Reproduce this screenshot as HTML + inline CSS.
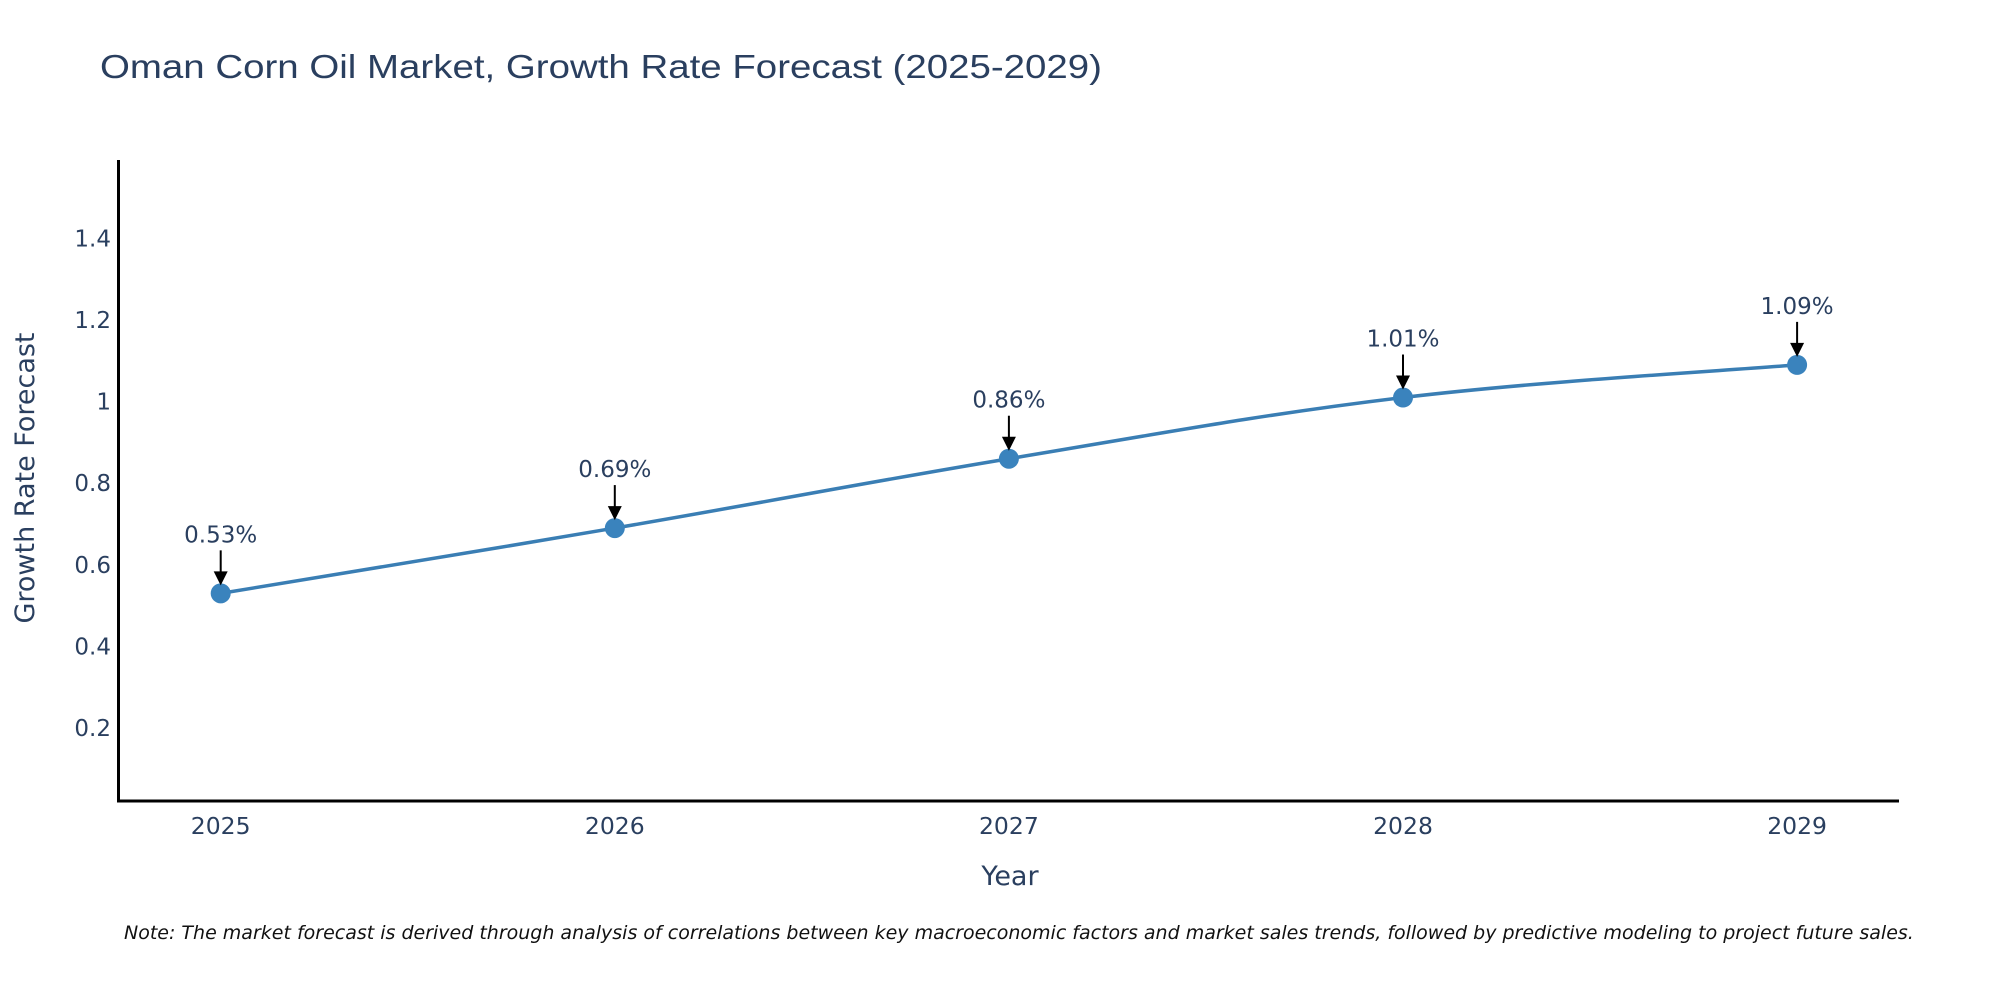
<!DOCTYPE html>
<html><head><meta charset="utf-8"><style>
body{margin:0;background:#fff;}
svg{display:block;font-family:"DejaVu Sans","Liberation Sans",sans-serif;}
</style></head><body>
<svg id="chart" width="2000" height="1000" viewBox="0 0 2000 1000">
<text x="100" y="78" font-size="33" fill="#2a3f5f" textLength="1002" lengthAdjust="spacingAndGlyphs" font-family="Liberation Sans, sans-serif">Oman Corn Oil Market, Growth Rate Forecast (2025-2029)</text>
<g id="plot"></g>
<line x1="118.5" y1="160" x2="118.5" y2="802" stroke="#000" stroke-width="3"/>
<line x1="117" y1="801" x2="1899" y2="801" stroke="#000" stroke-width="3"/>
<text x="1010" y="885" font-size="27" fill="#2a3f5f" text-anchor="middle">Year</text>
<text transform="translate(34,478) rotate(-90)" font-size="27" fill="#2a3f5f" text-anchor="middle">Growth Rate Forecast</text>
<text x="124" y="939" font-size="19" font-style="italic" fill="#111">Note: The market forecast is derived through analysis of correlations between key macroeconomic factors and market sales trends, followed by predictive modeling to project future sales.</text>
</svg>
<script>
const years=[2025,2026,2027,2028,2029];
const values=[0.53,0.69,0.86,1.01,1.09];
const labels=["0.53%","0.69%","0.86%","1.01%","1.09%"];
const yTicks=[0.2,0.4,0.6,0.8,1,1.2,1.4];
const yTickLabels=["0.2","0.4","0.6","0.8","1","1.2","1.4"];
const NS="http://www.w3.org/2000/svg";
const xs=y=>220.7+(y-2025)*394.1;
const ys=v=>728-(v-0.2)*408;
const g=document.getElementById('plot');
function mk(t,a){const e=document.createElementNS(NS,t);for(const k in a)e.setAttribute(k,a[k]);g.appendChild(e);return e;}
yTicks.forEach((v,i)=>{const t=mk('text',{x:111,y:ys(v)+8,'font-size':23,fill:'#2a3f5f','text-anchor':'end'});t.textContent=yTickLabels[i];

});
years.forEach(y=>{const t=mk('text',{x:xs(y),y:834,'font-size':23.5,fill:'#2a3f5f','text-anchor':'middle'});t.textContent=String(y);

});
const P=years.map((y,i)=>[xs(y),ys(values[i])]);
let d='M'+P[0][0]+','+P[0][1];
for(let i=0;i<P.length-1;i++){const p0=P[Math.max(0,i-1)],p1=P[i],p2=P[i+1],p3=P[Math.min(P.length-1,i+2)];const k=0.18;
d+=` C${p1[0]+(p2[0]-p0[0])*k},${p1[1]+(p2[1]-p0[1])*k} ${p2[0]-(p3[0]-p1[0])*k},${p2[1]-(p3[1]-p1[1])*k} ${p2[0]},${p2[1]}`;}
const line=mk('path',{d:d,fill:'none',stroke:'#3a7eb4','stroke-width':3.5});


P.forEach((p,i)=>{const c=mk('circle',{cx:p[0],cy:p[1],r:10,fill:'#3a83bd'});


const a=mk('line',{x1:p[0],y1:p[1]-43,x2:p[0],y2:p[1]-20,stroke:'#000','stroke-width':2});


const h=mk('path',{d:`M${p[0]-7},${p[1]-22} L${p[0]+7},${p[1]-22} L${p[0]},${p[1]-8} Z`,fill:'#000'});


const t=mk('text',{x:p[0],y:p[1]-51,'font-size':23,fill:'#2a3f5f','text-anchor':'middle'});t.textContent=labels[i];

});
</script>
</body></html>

---

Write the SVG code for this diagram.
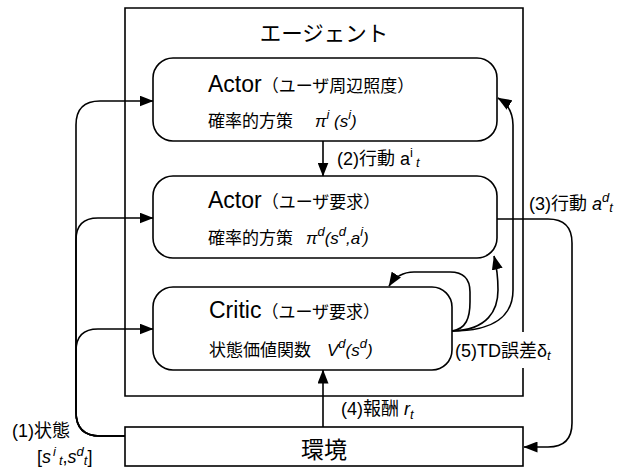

Task brief:
Collect every line above that contains the word "this".

Expected answer:
Reproduce this screenshot as HTML + inline CSS.
Write the SVG code for this diagram.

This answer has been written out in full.